_Exercise objective_
A single run of lines is to be printed exactly: starting at the line with "Give me the D3.js source for this chart." and ending at the line with "const yGridExponents = [-10, -8, -6]", both included. Leave the pictures out.
─── Provided information
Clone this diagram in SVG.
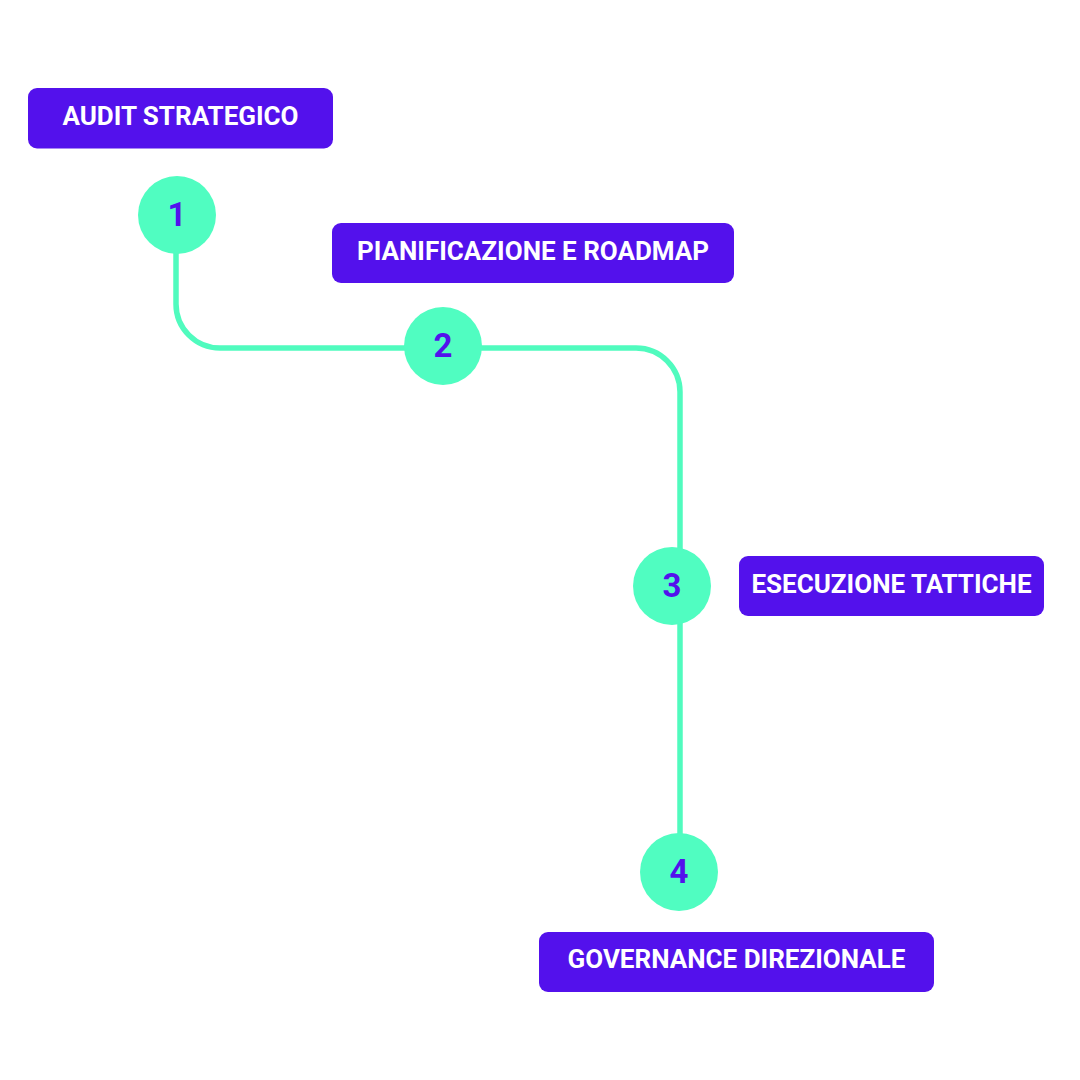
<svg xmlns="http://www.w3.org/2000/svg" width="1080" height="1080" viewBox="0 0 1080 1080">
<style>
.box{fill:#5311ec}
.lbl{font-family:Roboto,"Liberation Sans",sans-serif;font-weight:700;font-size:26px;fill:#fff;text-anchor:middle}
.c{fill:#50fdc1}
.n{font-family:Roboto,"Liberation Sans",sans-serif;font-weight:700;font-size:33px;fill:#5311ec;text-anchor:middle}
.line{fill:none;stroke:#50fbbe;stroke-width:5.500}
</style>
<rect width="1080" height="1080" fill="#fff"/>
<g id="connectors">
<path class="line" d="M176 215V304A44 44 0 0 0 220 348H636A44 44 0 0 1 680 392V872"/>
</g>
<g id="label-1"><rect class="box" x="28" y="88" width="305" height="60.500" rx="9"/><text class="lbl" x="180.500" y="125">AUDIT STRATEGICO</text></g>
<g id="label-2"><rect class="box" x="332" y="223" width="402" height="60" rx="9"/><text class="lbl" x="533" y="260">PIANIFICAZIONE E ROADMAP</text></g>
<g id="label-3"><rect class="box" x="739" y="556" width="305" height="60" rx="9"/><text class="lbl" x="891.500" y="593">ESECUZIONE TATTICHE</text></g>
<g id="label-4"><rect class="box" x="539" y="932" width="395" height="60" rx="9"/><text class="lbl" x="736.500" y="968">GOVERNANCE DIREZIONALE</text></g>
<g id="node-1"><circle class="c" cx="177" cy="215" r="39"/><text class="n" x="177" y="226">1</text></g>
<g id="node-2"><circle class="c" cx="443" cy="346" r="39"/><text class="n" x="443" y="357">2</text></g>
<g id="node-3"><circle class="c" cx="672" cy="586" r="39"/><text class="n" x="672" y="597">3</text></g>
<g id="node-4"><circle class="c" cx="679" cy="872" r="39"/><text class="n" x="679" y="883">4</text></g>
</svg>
──────
─── Provided information
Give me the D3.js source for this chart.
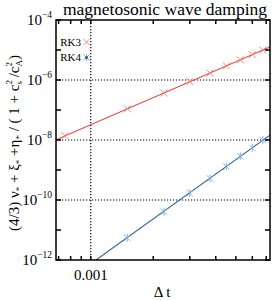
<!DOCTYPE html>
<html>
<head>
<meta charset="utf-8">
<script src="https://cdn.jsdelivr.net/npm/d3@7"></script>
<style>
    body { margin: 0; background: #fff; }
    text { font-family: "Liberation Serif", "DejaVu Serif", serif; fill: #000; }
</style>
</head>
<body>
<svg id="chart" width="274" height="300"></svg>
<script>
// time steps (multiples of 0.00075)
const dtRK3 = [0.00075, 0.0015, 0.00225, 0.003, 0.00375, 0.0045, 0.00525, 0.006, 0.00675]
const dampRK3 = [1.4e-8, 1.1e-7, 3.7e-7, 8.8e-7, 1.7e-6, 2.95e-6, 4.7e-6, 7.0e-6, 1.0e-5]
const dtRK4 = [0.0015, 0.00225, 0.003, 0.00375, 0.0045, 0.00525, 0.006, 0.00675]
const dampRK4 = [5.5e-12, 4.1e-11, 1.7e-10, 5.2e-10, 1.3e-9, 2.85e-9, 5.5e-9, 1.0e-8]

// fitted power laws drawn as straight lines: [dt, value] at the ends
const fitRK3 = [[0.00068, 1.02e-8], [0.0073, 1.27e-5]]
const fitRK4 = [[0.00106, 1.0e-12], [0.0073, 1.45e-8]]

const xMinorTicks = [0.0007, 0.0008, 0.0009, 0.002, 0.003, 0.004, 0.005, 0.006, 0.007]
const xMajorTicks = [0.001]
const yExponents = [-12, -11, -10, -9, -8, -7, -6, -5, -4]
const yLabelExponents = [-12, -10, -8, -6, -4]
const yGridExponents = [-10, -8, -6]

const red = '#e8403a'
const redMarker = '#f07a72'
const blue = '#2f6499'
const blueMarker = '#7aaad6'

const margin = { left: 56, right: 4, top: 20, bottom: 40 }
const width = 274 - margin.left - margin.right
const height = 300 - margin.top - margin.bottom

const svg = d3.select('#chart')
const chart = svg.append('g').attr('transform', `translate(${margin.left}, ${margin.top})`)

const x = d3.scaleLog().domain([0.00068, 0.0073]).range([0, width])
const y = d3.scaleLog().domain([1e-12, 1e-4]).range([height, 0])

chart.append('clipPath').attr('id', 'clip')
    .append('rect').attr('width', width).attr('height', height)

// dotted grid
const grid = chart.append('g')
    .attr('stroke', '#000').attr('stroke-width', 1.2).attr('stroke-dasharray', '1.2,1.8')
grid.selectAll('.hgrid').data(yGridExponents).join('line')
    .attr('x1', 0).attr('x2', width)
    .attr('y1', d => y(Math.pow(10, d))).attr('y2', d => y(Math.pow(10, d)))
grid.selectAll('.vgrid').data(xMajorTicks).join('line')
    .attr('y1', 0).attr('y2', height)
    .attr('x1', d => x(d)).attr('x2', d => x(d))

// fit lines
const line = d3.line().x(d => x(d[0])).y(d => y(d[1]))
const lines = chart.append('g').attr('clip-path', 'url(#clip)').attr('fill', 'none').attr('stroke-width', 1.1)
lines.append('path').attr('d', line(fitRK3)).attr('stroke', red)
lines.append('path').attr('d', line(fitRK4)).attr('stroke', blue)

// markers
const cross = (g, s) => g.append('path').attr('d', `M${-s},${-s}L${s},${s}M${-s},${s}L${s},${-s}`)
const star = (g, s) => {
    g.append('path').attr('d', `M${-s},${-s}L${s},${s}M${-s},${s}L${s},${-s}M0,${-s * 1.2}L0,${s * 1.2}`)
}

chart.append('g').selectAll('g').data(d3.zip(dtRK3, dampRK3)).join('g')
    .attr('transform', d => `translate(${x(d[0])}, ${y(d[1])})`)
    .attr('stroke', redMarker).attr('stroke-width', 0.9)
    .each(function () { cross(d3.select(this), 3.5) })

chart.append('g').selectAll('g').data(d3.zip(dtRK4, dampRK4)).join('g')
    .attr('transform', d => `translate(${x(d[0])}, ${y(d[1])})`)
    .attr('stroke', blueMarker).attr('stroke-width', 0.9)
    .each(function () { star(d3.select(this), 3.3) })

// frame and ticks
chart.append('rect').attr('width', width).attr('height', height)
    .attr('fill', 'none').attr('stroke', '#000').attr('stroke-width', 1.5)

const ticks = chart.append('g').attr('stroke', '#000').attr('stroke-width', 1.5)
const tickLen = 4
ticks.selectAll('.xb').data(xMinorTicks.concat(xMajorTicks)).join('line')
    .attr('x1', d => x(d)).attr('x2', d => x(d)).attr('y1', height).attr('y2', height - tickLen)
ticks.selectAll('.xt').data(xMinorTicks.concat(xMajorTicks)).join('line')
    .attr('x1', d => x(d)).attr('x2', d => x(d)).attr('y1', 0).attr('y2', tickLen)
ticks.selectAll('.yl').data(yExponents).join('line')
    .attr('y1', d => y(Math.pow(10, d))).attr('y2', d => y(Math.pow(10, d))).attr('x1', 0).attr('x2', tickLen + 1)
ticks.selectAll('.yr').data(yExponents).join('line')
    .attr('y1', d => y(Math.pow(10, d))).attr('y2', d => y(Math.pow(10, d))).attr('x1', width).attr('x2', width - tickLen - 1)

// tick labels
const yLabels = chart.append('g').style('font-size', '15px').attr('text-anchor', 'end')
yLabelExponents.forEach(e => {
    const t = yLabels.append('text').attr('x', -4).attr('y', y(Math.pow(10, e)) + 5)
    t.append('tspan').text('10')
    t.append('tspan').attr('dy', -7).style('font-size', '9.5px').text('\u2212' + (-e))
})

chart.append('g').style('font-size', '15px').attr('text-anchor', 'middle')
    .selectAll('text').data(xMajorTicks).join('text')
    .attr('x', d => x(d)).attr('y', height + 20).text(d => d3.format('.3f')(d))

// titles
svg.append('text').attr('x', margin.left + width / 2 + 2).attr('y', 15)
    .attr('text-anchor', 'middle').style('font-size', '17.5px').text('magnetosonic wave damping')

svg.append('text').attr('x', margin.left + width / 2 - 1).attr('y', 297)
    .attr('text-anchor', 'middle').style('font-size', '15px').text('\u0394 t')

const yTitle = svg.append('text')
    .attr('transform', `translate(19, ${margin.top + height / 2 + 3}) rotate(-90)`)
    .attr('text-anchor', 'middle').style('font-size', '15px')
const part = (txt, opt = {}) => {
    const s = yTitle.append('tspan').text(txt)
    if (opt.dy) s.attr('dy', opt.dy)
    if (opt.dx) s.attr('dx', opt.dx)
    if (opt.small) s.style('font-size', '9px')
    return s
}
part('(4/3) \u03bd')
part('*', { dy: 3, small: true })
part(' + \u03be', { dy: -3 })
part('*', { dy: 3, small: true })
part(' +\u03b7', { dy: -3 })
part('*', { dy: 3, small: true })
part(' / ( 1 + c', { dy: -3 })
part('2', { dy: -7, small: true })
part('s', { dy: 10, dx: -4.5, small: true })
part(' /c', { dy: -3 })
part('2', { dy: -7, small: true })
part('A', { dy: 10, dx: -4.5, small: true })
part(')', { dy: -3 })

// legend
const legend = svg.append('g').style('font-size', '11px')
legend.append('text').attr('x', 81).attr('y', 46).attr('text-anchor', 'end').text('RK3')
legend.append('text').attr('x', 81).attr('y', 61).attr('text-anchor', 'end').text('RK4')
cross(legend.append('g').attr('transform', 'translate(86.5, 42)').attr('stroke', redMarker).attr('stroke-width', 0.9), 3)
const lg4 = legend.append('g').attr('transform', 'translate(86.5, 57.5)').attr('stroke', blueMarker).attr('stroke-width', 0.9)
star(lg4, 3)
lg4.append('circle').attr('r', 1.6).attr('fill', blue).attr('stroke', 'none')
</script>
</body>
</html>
──────
─── Provided information
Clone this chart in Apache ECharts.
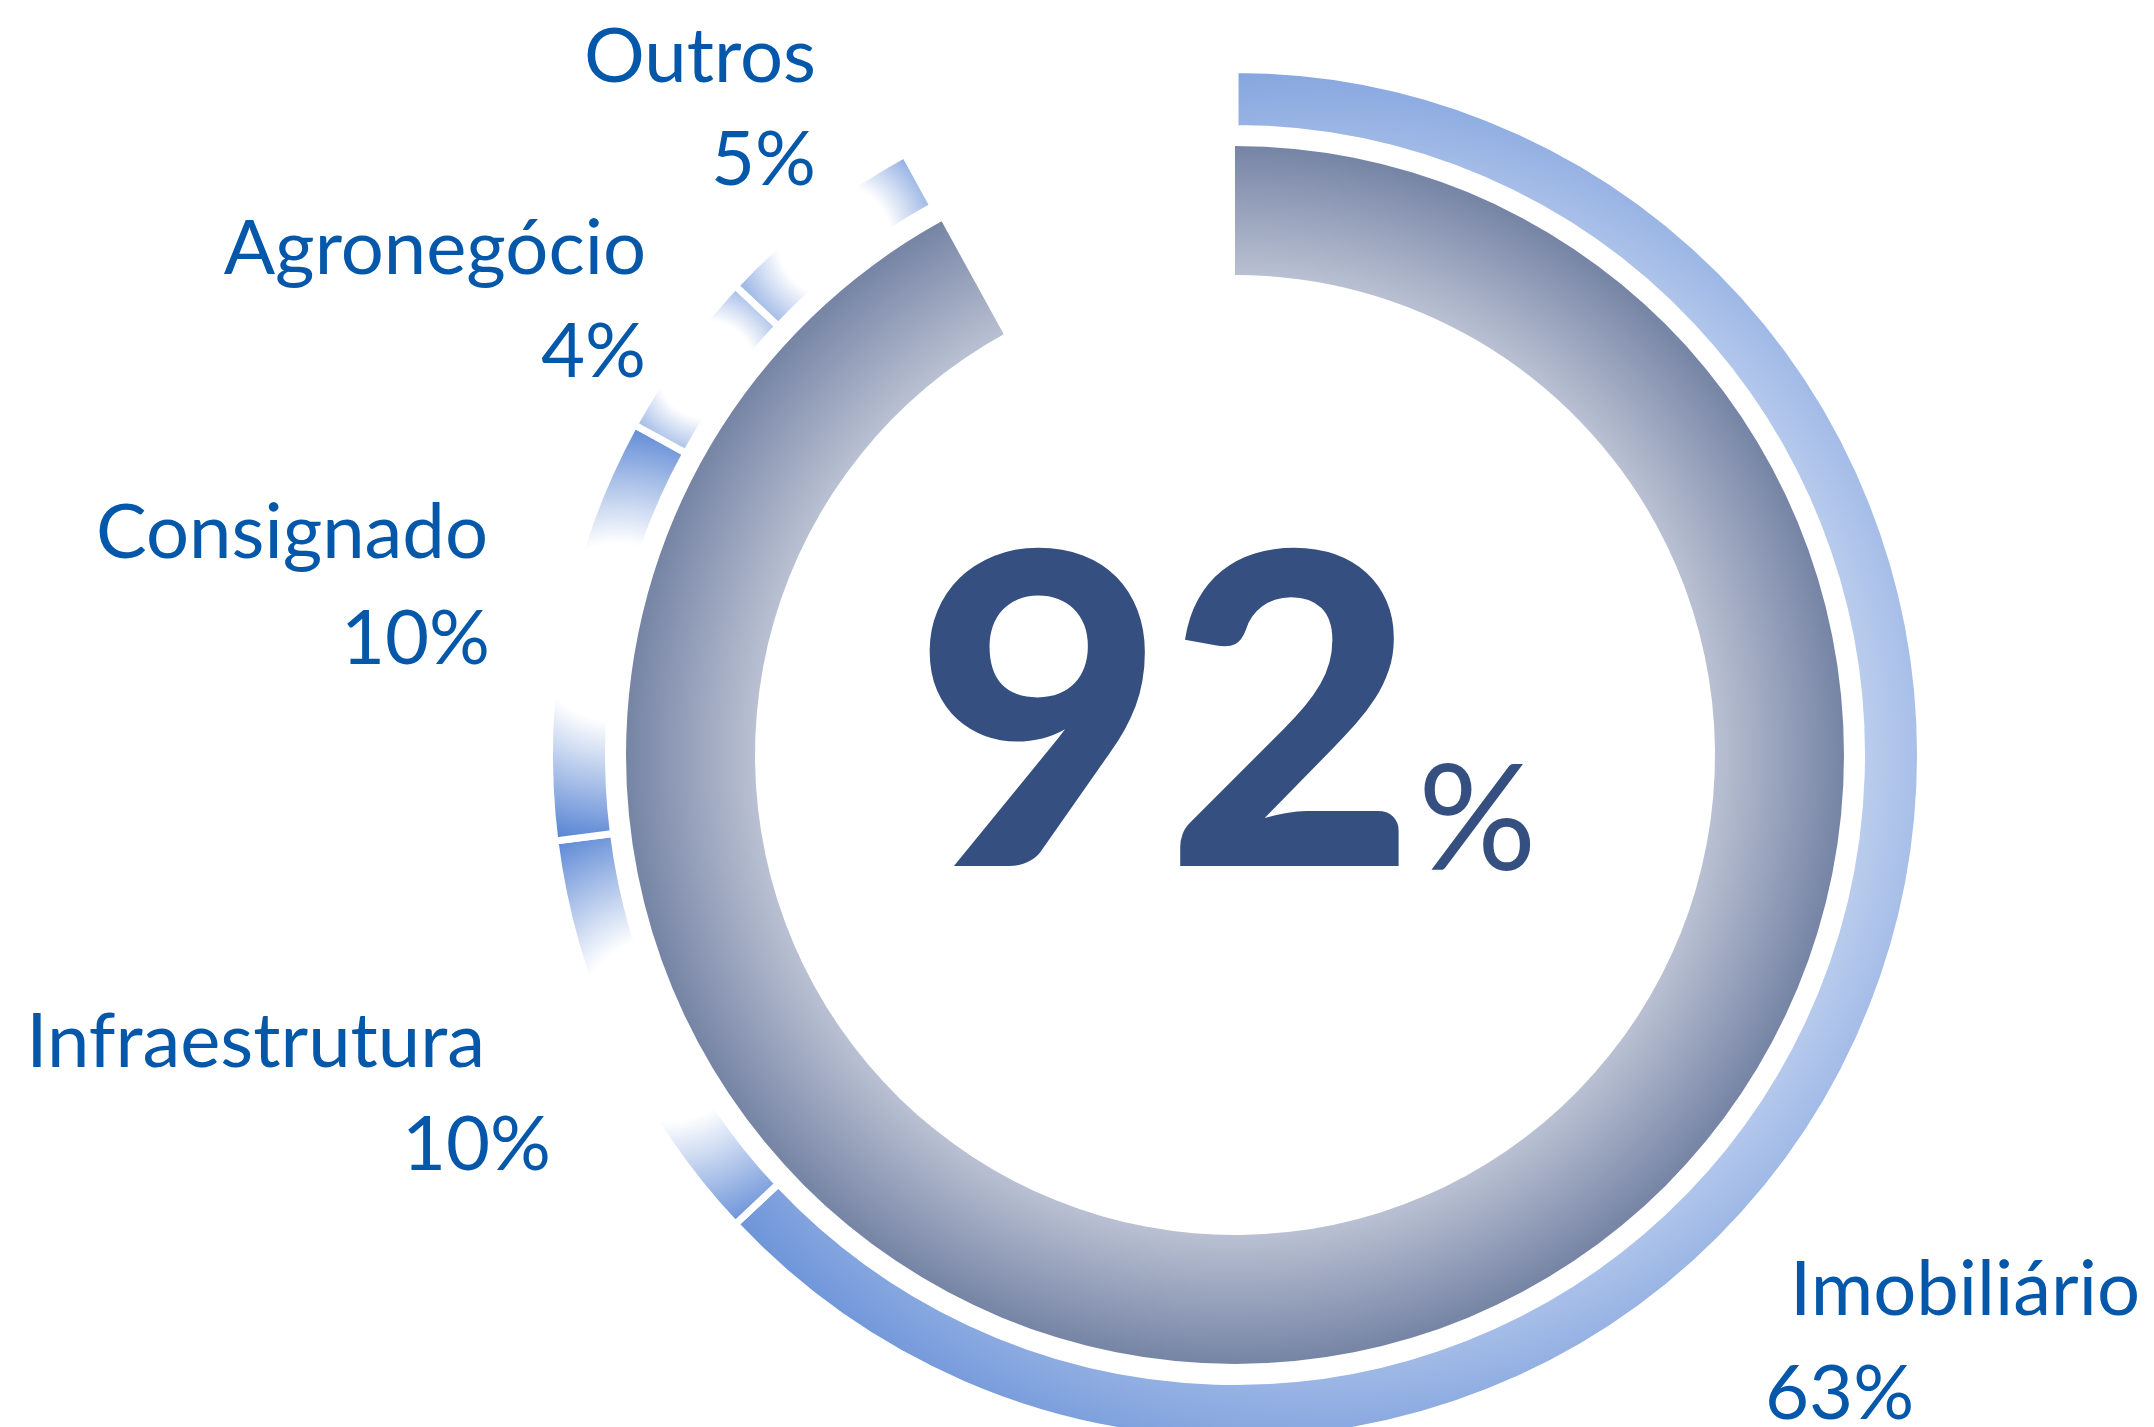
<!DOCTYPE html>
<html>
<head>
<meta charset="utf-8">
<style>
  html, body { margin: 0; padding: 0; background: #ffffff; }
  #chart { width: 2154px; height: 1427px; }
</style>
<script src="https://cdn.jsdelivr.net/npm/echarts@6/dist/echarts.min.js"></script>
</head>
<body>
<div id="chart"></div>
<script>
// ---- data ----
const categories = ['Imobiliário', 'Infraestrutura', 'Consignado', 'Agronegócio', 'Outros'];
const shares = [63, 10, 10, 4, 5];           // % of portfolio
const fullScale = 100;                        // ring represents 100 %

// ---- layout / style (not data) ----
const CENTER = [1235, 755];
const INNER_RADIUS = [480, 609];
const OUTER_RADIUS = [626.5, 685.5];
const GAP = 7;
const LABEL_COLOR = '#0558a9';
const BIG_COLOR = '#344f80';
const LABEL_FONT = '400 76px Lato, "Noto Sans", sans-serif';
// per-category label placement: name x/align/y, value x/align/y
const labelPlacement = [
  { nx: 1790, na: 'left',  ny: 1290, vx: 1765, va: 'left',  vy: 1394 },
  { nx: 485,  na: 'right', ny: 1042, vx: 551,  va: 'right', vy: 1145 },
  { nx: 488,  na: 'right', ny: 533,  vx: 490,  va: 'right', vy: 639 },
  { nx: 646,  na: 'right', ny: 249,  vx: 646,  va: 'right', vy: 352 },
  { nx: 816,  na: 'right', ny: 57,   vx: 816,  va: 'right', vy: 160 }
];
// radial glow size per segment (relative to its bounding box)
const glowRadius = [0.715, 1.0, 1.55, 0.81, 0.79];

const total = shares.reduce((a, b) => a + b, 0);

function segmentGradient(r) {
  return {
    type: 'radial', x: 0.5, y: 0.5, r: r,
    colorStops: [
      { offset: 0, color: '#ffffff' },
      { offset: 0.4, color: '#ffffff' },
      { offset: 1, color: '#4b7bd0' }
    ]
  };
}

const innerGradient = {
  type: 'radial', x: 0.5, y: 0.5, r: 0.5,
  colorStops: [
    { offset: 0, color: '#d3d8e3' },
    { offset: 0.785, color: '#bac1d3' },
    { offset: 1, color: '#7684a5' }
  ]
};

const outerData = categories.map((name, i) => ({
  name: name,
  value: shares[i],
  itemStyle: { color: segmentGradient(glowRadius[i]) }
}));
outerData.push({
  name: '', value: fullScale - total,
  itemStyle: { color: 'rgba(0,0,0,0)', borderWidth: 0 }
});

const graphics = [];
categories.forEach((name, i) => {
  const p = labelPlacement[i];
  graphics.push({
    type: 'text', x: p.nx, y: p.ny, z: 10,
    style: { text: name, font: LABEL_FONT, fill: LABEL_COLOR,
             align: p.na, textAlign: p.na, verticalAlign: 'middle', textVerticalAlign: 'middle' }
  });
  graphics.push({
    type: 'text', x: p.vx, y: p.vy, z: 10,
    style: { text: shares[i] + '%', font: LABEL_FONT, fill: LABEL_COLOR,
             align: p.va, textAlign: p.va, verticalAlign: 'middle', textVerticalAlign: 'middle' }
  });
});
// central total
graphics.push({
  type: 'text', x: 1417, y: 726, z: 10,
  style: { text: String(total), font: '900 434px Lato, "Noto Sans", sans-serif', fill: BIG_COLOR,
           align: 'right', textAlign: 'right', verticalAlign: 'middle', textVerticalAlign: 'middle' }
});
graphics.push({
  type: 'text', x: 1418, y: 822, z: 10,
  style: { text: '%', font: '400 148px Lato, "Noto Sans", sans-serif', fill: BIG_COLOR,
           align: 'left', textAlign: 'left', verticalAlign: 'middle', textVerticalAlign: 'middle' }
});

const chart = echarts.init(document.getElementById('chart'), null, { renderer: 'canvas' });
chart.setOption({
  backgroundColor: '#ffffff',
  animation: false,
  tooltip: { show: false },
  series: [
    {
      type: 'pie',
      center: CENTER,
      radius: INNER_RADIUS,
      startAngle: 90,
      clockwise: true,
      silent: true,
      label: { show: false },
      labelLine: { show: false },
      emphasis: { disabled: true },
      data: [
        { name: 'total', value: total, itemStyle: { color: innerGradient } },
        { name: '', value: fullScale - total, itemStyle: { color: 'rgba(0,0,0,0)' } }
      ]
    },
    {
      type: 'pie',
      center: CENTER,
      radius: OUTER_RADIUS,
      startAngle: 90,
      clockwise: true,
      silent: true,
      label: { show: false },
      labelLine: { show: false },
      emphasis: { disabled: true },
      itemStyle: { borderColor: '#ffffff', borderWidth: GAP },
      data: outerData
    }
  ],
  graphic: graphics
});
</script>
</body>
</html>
──────
_Solution_
Give me the D3.js source for this chart.
<!DOCTYPE html>
<html>
<head>
<meta charset="utf-8">
<script src="https://cdn.jsdelivr.net/npm/d3@7"></script>
<style>
    body { margin: 0; background: #fff; }
    text { font-family: "Liberation Serif", "DejaVu Serif", serif; fill: #000; }
</style>
</head>
<body>
<svg id="chart" width="274" height="300"></svg>
<script>
// time steps (multiples of 0.00075)
const dtRK3 = [0.00075, 0.0015, 0.00225, 0.003, 0.00375, 0.0045, 0.00525, 0.006, 0.00675]
const dampRK3 = [1.4e-8, 1.1e-7, 3.7e-7, 8.8e-7, 1.7e-6, 2.95e-6, 4.7e-6, 7.0e-6, 1.0e-5]
const dtRK4 = [0.0015, 0.00225, 0.003, 0.00375, 0.0045, 0.00525, 0.006, 0.00675]
const dampRK4 = [5.5e-12, 4.1e-11, 1.7e-10, 5.2e-10, 1.3e-9, 2.85e-9, 5.5e-9, 1.0e-8]

// fitted power laws drawn as straight lines: [dt, value] at the ends
const fitRK3 = [[0.00068, 1.02e-8], [0.0073, 1.27e-5]]
const fitRK4 = [[0.00106, 1.0e-12], [0.0073, 1.45e-8]]

const xMinorTicks = [0.0007, 0.0008, 0.0009, 0.002, 0.003, 0.004, 0.005, 0.006, 0.007]
const xMajorTicks = [0.001]
const yExponents = [-12, -11, -10, -9, -8, -7, -6, -5, -4]
const yLabelExponents = [-12, -10, -8, -6, -4]
const yGridExponents = [-10, -8, -6]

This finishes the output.